Per concludere, professor Allam, molti esponenti musulmani interpellati a proposito degli attentati, spesso si limitano ad affermare che “l’Islam è una religione di pace”. Mi permetto di dire che a volte questa sembra una frase fatta, che non entra nel merito della questione. Lei che cosa ne pensa?
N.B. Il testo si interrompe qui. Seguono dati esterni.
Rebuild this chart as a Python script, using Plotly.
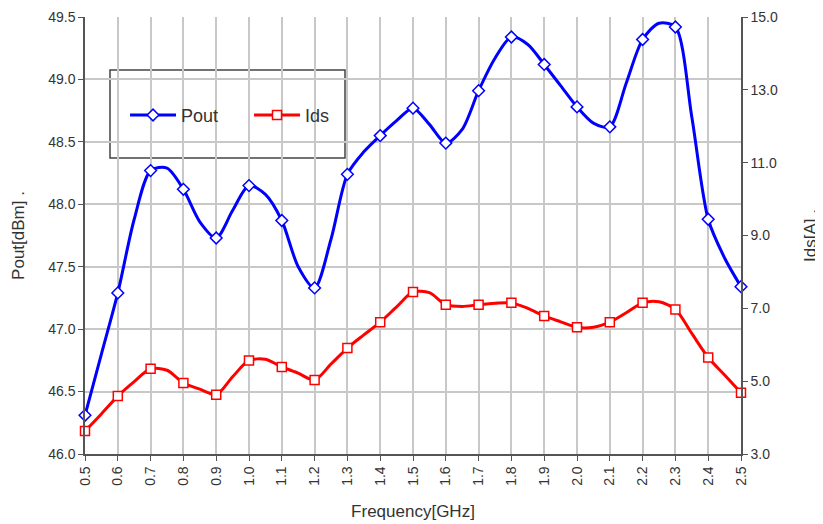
import plotly.graph_objects as go

# Frequency grid (GHz): smoothed data at 0.05 steps, markers every 0.1
freq = [0.50, 0.55, 0.60, 0.65, 0.70, 0.75, 0.80, 0.85, 0.90, 0.95,
        1.00, 1.05, 1.10, 1.15, 1.20, 1.25, 1.30, 1.35, 1.40, 1.45,
        1.50, 1.55, 1.60, 1.65, 1.70, 1.75, 1.80, 1.85, 1.90, 1.95,
        2.00, 2.05, 2.10, 2.15, 2.20, 2.25, 2.30, 2.35, 2.40, 2.45, 2.50]

pout = [46.31, 46.80, 47.29, 47.88, 48.27, 48.29, 48.12, 47.86, 47.73, 47.95,
        48.15, 48.08, 47.87, 47.50, 47.33, 47.72, 48.24, 48.42, 48.55, 48.67,
        48.77, 48.64, 48.49, 48.60, 48.91, 49.17, 49.34, 49.28, 49.12, 48.95,
        48.78, 48.65, 48.62, 48.97, 49.32, 49.45, 49.42, 48.70, 47.88, 47.57, 47.34]

ids = [3.63, 4.10, 4.59, 4.99, 5.34, 5.30, 4.95, 4.78, 4.63, 5.12,
       5.57, 5.60, 5.39, 5.22, 5.03, 5.47, 5.91, 6.27, 6.62, 7.04,
       7.45, 7.43, 7.10, 7.05, 7.10, 7.14, 7.15, 7.00, 6.79, 6.63,
       6.48, 6.48, 6.62, 6.88, 7.15, 7.18, 6.97, 6.31, 5.65, 5.17, 4.68]

freq_mark = freq[::2]
pout_mark = pout[::2]
ids_mark = ids[::2]

x_ticks = [f"{v:.1f}" for v in freq_mark]

BLUE = "#0000ff"
RED = "#ff0000"
FONT = "Liberation Sans, Arial, sans-serif"

fig = go.Figure()

# smooth lines
fig.add_trace(go.Scatter(x=freq, y=pout, mode="lines", line=dict(color=BLUE, width=3, shape="spline", smoothing=0.8),
                         showlegend=False, hoverinfo="skip", cliponaxis=False))
fig.add_trace(go.Scatter(x=freq, y=ids, mode="lines", line=dict(color=RED, width=3, shape="spline", smoothing=0.8),
                         showlegend=False, yaxis="y2", hoverinfo="skip", cliponaxis=False))
# markers
fig.add_trace(go.Scatter(x=freq_mark, y=pout_mark, mode="markers", cliponaxis=False,
                         marker=dict(symbol="diamond", size=9, color="white", line=dict(color=BLUE, width=1.5)),
                         showlegend=False))
fig.add_trace(go.Scatter(x=freq_mark, y=ids_mark, mode="markers", yaxis="y2", cliponaxis=False,
                         marker=dict(symbol="square", size=9, color="white", line=dict(color=RED, width=1.5)),
                         showlegend=False))
# legend entries
fig.add_trace(go.Scatter(x=[None], y=[None], mode="lines+markers", name="Pout",
                         line=dict(color=BLUE, width=3),
                         marker=dict(symbol="diamond", size=9, color="white", line=dict(color=BLUE, width=1.5))))
fig.add_trace(go.Scatter(x=[None], y=[None], mode="lines+markers", name="Ids",
                         line=dict(color=RED, width=3),
                         marker=dict(symbol="square", size=9, color="white", line=dict(color=RED, width=1.5))))

axis_common = dict(
    showline=True, linecolor="#555555", linewidth=1.5,
    ticks="outside", ticklen=5, tickcolor="#555555",
    tickfont=dict(family=FONT, size=14, color="#333333"),
    zeroline=False, automargin=False,
)

fig.update_layout(
    width=823, height=524,
    margin=dict(l=77, r=90, t=9, b=78),
    paper_bgcolor="white", plot_bgcolor="white",
    font=dict(family=FONT, color="#333333"),
    xaxis=dict(range=[0.5, 2.5], tickmode="array", tickvals=freq_mark, ticktext=x_ticks,
               tickangle=-90, showgrid=True, gridcolor="#c8c8c8", gridwidth=1.5,
               title=dict(text="Frequency[GHz]", font=dict(family=FONT, size=17, color="#333333"), standoff=20),
               **axis_common),
    yaxis=dict(range=[46.0, 49.5], dtick=0.5, tick0=46.0, tickformat=".1f",
               showgrid=True, gridcolor="#c8c8c8", gridwidth=1.5,
               title=dict(text="Pout[dBm] .", font=dict(family=FONT, size=17, color="#333333"), standoff=19),
               **axis_common),
    yaxis2=dict(range=[3.0, 15.0], dtick=2, tick0=3.0, tickformat=".1f", overlaying="y", side="right",
                showgrid=False,
                title=dict(text="Ids[A] .", font=dict(family=FONT, size=17, color="#333333"), standoff=27),
                **axis_common),
    legend=dict(orientation="h", x=0.061, y=0.775, xanchor="left", yanchor="middle",
                bgcolor="rgba(0,0,0,0)", borderwidth=0, entrywidth=63, itemwidth=46,
                font=dict(family=FONT, size=18, color="#333333")),
    shapes=[dict(type="rect", xref="paper", yref="paper",
                 x0=(110 - 85) / 656, x1=(345 - 85) / 656,
                 y0=1 - (158 - 17) / 437, y1=1 - (70 - 17) / 437,
                 line=dict(color="#444444", width=1.5), fillcolor="white", layer="below")],
)

fig.write_html("out.html")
«A me non piace quella retorica che vuole identificare l’islam con la pace… non è così. C’è bisogno che i musulmani siano veramente sinceri e che dicano che sì, ci sono degli aspetti dell’Islam che fanno sì che è data libera interpretazione a una visione molto rigida, radicale e talvolta violenta. Bisogna dire assolutamente la verità se no non possiamo progredire di fronte a delle società che comunque sono spinte e portate a comunicare fra culture, lingue, religioni diverse. Se no il risultato sarà che l’Isis potrà vincere e dominerà una parte del mondo musulmano, e questo sarebbe un bel problema per il mondo intero. Lei, vede, da noi si dice più o meno così: chi non vuol vedere l’alba non può vivere realmente la giornata».